O narrador de O Cavalo Espantado, de Alves Redol, acrescenta-nos o contexto desta esplanada que agora fechou. Foi em 1939 “a pedido de estrangeiros sem sol para os aquecer na vida” que abriu. “O gerente cedera, contrafeito, com receio de perder uma clientela que desconhecia os preços e não os regateava.” A esplanada ganhou até um nome, Bompernasse, uma “montra de pernas e de coxas para todas as gulas lisboetas”, chamava-lhe o narrador, também ele a tentar perceber o que pensar do tempo que passava por ele e por aquelas mulheres que cruzavam as pernas, enquanto bebiam o seu café e fumavam o pensativo cigarro que era o dos homens, no passado. Para onde irá o Tati? Esta foi também a semana em que se soube que o Café Tati vai fechar portas, passados sete anos. Assim no-lo confirmou o sócio Ramón Ibañez. Atravessando a Baixa e chegando ao Cais do Sodré, nas traseiras do Mercado Time Out, o Café Tati é feito de colunas de pedra, janelas grandes a deixar entrar a luz do dia e alguns bocados de papel de parede em tons verde-água. A maioria dos clientes trabalham ao computador, embalados pelo silêncio. “A renda é de 2000. Quando viemos para cá, no verão de 2011, era muito. Agora, com a rua cor-de-rosa e a nova dinâmica da noite, passou a ser barato”, diz Ibañez. “O senhorio não teve qualquer abertura para negociação. Estamos a ver hipóteses de outros locais.” O balcão lateral é também feito de fórmica, azul, com duas riscas douradas na diagonal, os dois terços superiores da peça reservados a montras de vidro. Uma parede está reservada a fotografias, de vários tamanhos e épocas, como uma linha do tempo. Numa delas, a preto e branco, está um senhor ao balcão, acompanhado de um jovem e um adolescente. O senhor veste de fato e gravata e nas prateleiras atrás há toda uma organização de garrafas que Ramón Ibañez diz serem licores, entre eles o de banana. Era conhecida por Casa da Banana e foi uma das vidas do estabelecimento antes de se tornar Café Tati. Uma parcela do espaço em branco da parede é uma moldura, por acontecer, com a fotografia do Tati.
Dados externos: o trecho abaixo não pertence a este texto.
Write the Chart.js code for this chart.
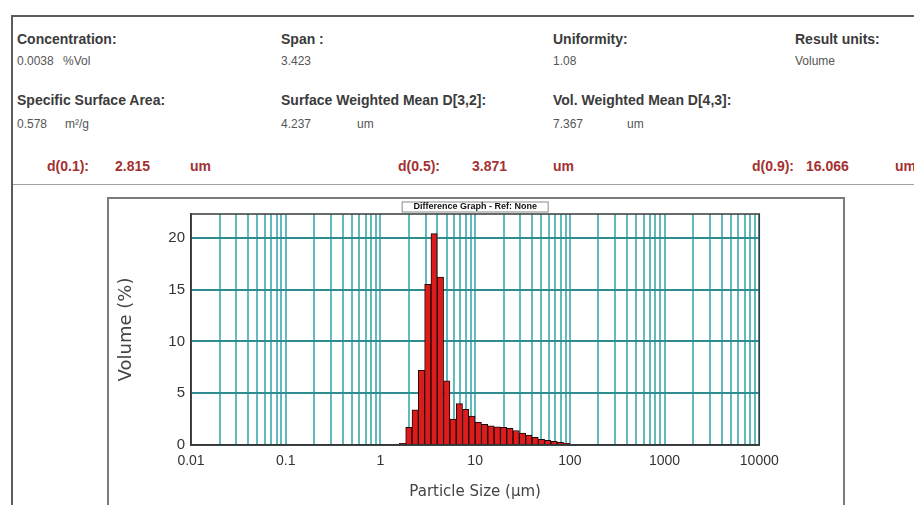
<!DOCTYPE html>
<html lang="en">
<head>
<meta charset="utf-8">
<title>Particle size distribution</title>
<script src="https://cdn.jsdelivr.net/npm/chart.js@4.4.1/dist/chart.umd.min.js"></script>
<style>
  html, body { margin: 0; padding: 0; background: #fff; }
  body { position: relative; width: 914px; height: 505px; overflow: hidden;
         font-family: "Liberation Sans", Arial, sans-serif; }
  .rule { position: absolute; background: #5c5c5c; }
  .t { position: absolute; white-space: nowrap; line-height: 16px; }
  .lbl { font-size: 14px; font-weight: bold; color: #3b3b3b; }
  .val { font-size: 12px; color: #555; }
  .dv  { font-size: 14px; font-weight: bold; color: #a33131; }
  #graphBox { position: absolute; left: 107px; top: 197px; width: 738px; height: 330px;
              border: 2px solid #7c7c7c; box-sizing: border-box; }
  #psd { position: absolute; left: 109px; top: 199px; }
</style>
</head>
<body>
<div class="rule" style="left:11px;top:15px;width:903px;height:2px"></div>
<div class="rule" style="left:11px;top:15px;width:2px;height:490px"></div>
<div class="rule" style="left:13px;top:184px;width:901px;height:1px;background:#a0a0a0"></div>

<div class="t lbl" style="left:17px;top:31px">Concentration:</div>
<div class="t val" style="left:17px;top:53px">0.0038</div>
<div class="t val" style="left:63px;top:53px">%Vol</div>
<div class="t lbl" style="left:17px;top:92px">Specific Surface Area:</div>
<div class="t val" style="left:17px;top:116px">0.578</div>
<div class="t val" style="left:65px;top:116px">m²/g</div>

<div class="t lbl" style="left:281px;top:31px">Span :</div>
<div class="t val" style="left:281px;top:53px">3.423</div>
<div class="t lbl" style="left:281px;top:92px">Surface Weighted Mean D[3,2]:</div>
<div class="t val" style="left:281px;top:116px">4.237</div>
<div class="t val" style="left:357px;top:116px">um</div>

<div class="t lbl" style="left:553px;top:31px">Uniformity:</div>
<div class="t val" style="left:553px;top:53px">1.08</div>
<div class="t lbl" style="left:553px;top:92px">Vol. Weighted Mean D[4,3]:</div>
<div class="t val" style="left:553px;top:116px">7.367</div>
<div class="t val" style="left:627px;top:116px">um</div>

<div class="t lbl" style="left:795px;top:31px">Result units:</div>
<div class="t val" style="left:795px;top:53px">Volume</div>

<div class="t dv" style="left:47px;top:158px">d(0.1):</div>
<div class="t dv" style="left:115px;top:158px">2.815</div>
<div class="t dv" style="left:190px;top:158px">um</div>
<div class="t dv" style="left:398px;top:158px">d(0.5):</div>
<div class="t dv" style="left:472px;top:158px">3.871</div>
<div class="t dv" style="left:553px;top:158px">um</div>
<div class="t dv" style="left:752px;top:158px">d(0.9):</div>
<div class="t dv" style="left:806px;top:158px">16.066</div>
<div class="t dv" style="left:895px;top:158px">um</div>

<div id="graphBox"></div>
<canvas id="psd" width="734" height="306"></canvas>

<script>
// size class edges (um) and volume found in each class (%)
const sizeEdges = [1.585, 1.848, 2.154, 2.512, 2.929, 3.415, 3.981, 4.642, 5.412, 6.310, 7.356, 8.577,
  10.00, 11.66, 13.59, 15.85, 18.48, 21.54, 25.12, 29.29, 34.15, 39.81, 46.42, 54.12, 63.10, 73.56, 85.77, 100.0];
const volumePct = [0.15, 1.7, 3.4, 7.2, 15.5, 20.4, 16.2, 6.2, 2.5, 4.0, 3.45, 2.8,
  2.2, 2.0, 1.85, 1.75, 1.7, 1.6, 1.4, 1.15, 0.95, 0.75, 0.55, 0.45, 0.35, 0.25, 0.15];

// axis ticks
const decades = [0.01, 0.1, 1, 10, 100, 1000, 10000];
const decadeLabels = ["0.01", "0.1", "1", "10", "100", "1000", "10000"];
const volumeTicks = [0, 5, 10, 15, 20];

// log grid: 1..9 in every decade
const sizeGrid = [];
decades.slice(0, -1).forEach((d) => {
  for (let m = 1; m < 10; m++) sizeGrid.push(+(m * d).toPrecision(3));
});
sizeGrid.push(decades[decades.length - 1]);

// one bar per size class, centred (geometric mean) in its class
const bars = volumePct.map((v, i) => ({ x: Math.sqrt(sizeEdges[i] * sizeEdges[i + 1]), y: v }));

// frame round the plot and the little caption tab above it
const plotFrame = {
  id: "plotFrame",
  afterDatasetsDraw(chart) {
    const { ctx, chartArea: a } = chart;
    ctx.save();
    ctx.strokeStyle = "#3a3a3a";
    ctx.lineWidth = 1.5;
    ctx.strokeRect(a.left, a.top, a.right - a.left, a.bottom - a.top);

    const cx = (a.left + a.right) / 2;
    ctx.fillStyle = "#fff";
    ctx.fillRect(cx - 73, a.top - 12, 146, 10);
    ctx.strokeStyle = "#8a8a8a";
    ctx.lineWidth = 1;
    ctx.strokeRect(cx - 73, a.top - 12, 146, 10);
    ctx.fillStyle = "#111";
    ctx.font = 'bold 9px "Liberation Sans", Arial, sans-serif';
    ctx.textAlign = "center";
    ctx.textBaseline = "middle";
    ctx.fillText("Difference Graph - Ref: None", cx, a.top - 7);
    ctx.restore();
  },
};

const tickFont = { family: '"Liberation Sans", Arial, sans-serif', size: 14 };

new Chart(document.getElementById("psd"), {
  type: "bar",
  data: {
    datasets: [
      {
        label: "Volume",
        data: bars,
        backgroundColor: "#dc1c1c",
        borderColor: "#1c0606",
        borderWidth: 1,
        // bar fills its whole size class
        barThickness: (ctx) => {
          const x = ctx.chart.scales.x;
          const w = x ? x.getPixelForValue(sizeEdges[1]) - x.getPixelForValue(sizeEdges[0]) : NaN;
          return isFinite(w) && w > 0 ? w : undefined;
        },
      },
    ],
  },
  options: {
    responsive: false,
    animation: false,
    devicePixelRatio: 1,
    layout: { padding: { top: 13.7, right: 83.7, left: 0, bottom: 0 } },
    plugins: { legend: { display: false }, tooltip: { enabled: false } },
    scales: {
      x: {
        type: "logarithmic",
        min: 0.01,
        max: 10000,
        offset: false,
        afterBuildTicks: (scale) => {
          scale.ticks = sizeGrid.map((v) => ({ value: v }));
        },
        afterFit: (scale) => {
          scale.height = 60;
        },
        grid: { offset: false, color: "#62babd", lineWidth: 2, drawTicks: false },
        border: { color: "#333", width: 1.5 },
        ticks: {
          autoSkip: false,
          maxRotation: 0,
          padding: 8,
          color: "#333",
          font: tickFont,
          callback: (value) => {
            const i = decades.findIndex((d) => Math.abs(d - value) / d < 1e-6);
            return i >= 0 ? decadeLabels[i] : "";
          },
        },
        title: {
          display: true,
          text: "Particle Size (μm)",
          color: "#444",
          font: { family: '"DejaVu Sans", sans-serif', size: 15 },
          padding: { top: 0, bottom: 4 },
        },
      },
      y: {
        type: "linear",
        min: 0,
        max: 22.3,
        afterBuildTicks: (scale) => {
          scale.ticks = volumeTicks.map((v) => ({ value: v }));
        },
        afterFit: (scale) => {
          scale.width = 82;
        },
        grid: { color: "#2f8d91", lineWidth: 2, drawTicks: false },
        border: { color: "#333", width: 1.5 },
        ticks: { padding: 6, color: "#333", font: { ...tickFont, size: 15 } },
        title: {
          display: true,
          text: "Volume (%)",
          color: "#444",
          font: { family: '"DejaVu Sans", sans-serif', size: 18 },
          padding: { top: 7, bottom: 0 },
        },
      },
    },
  },
  plugins: [plotFrame],
});
</script>
</body>
</html>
N’A Minhota, o fim de tarde aproxima-se, umas quantas moscas voam em círculo por cima do balcão. Trouxeram com elas a cápsula do tempo, alheias à higienização dos tempos e dos costumes. Abandonado numa das mesas está um cálice sujo de vinho tinto. Um copo de três custa 60 cêntimos. O espaço está à venda há três meses.
Ainda hoje a dona Fernanda se levanta todos os dias às cinco da manhã na sua casa do Bairro Alto e vem abrir as portas d’A Minhota.